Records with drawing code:
* * * *

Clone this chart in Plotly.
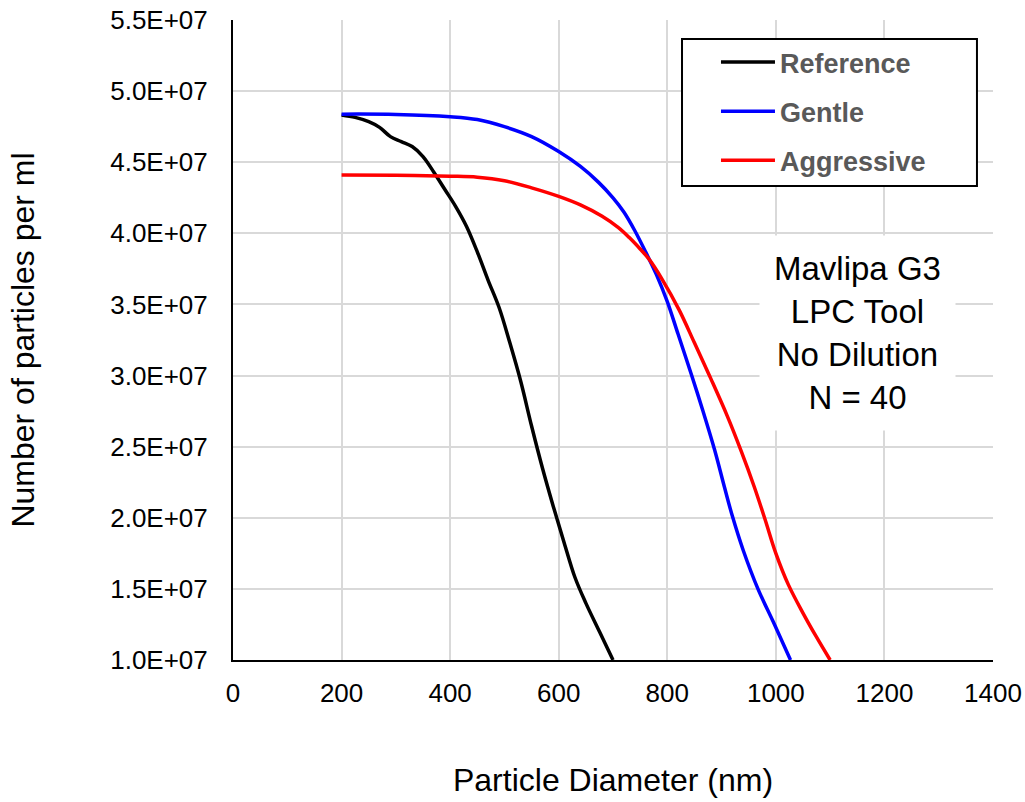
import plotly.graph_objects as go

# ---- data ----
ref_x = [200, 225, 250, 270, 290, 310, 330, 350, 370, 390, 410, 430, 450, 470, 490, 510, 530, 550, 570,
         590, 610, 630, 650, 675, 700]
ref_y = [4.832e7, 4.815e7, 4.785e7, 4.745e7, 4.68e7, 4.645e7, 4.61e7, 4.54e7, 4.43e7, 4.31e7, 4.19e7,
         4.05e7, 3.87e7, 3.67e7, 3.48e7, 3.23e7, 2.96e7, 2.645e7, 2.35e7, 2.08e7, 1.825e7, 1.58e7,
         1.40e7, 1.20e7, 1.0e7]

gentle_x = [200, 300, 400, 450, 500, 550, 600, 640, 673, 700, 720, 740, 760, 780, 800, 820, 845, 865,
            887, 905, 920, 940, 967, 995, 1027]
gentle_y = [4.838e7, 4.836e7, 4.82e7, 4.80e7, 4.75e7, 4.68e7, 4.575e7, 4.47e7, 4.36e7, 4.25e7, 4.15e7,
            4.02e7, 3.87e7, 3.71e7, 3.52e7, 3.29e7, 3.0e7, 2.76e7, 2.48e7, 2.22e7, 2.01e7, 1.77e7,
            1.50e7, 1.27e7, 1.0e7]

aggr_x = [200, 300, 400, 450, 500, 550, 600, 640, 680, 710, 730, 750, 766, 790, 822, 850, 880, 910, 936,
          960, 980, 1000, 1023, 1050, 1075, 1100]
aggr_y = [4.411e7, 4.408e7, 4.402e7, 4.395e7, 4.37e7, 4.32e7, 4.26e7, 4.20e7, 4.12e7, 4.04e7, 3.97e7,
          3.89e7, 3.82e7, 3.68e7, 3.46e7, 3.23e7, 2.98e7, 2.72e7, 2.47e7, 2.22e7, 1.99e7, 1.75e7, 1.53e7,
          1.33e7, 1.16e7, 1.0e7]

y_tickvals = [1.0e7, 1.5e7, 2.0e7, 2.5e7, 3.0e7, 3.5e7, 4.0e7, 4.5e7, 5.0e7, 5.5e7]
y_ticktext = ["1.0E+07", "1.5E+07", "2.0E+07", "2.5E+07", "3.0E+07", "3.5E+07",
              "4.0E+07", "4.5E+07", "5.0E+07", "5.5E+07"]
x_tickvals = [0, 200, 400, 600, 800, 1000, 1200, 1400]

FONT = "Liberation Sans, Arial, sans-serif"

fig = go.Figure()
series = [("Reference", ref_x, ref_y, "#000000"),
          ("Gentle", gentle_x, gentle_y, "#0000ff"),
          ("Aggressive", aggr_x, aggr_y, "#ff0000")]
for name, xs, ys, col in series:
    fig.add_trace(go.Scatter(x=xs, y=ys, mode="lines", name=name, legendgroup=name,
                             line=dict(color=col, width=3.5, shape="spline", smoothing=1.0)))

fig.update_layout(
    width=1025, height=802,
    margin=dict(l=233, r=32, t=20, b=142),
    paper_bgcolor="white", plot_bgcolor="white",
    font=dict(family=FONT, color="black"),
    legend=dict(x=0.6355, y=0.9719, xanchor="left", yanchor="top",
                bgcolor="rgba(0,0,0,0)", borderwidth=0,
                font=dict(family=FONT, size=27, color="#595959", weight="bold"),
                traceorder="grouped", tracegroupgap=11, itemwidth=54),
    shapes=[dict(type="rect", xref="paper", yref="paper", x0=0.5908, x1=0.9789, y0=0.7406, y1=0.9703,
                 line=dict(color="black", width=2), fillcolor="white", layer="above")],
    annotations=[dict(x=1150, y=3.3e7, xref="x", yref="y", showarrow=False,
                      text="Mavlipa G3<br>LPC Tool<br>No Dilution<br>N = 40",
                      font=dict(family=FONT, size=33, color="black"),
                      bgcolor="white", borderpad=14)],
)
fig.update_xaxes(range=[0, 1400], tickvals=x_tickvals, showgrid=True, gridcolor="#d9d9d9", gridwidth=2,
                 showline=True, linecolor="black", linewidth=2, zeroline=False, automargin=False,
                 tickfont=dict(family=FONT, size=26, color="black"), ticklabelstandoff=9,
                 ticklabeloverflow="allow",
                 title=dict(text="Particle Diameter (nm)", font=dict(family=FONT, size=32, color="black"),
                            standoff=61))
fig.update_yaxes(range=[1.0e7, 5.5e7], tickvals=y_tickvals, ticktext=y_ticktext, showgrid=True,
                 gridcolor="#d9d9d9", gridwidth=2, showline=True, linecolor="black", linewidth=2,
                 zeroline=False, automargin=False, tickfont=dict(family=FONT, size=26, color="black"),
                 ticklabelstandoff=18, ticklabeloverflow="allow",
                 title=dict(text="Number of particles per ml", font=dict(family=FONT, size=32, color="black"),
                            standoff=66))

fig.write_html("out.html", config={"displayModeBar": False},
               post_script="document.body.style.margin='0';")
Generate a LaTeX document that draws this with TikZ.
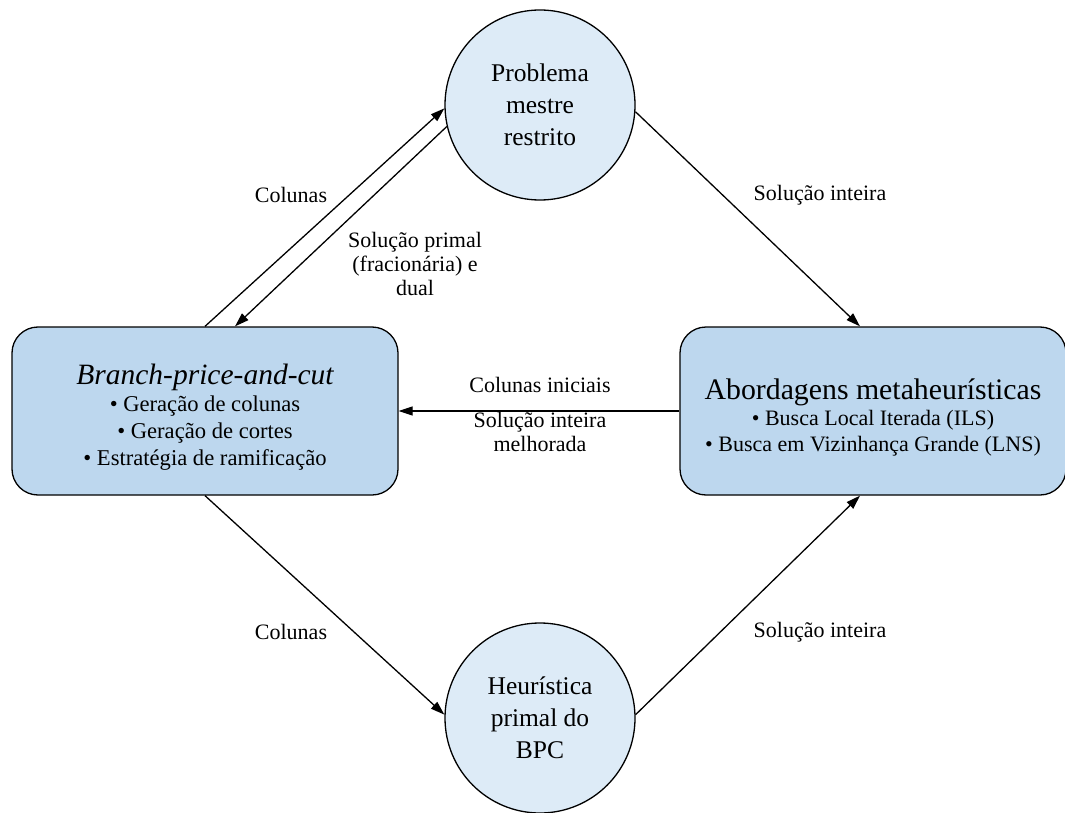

* * * *

**Problem statement**
Copy the records above exactly, from the first line through the line containing "import plotly.graph_objects as go", and leave out the pictures.

**Exercise answer**
Clone this chart in Plotly.
import plotly.graph_objects as go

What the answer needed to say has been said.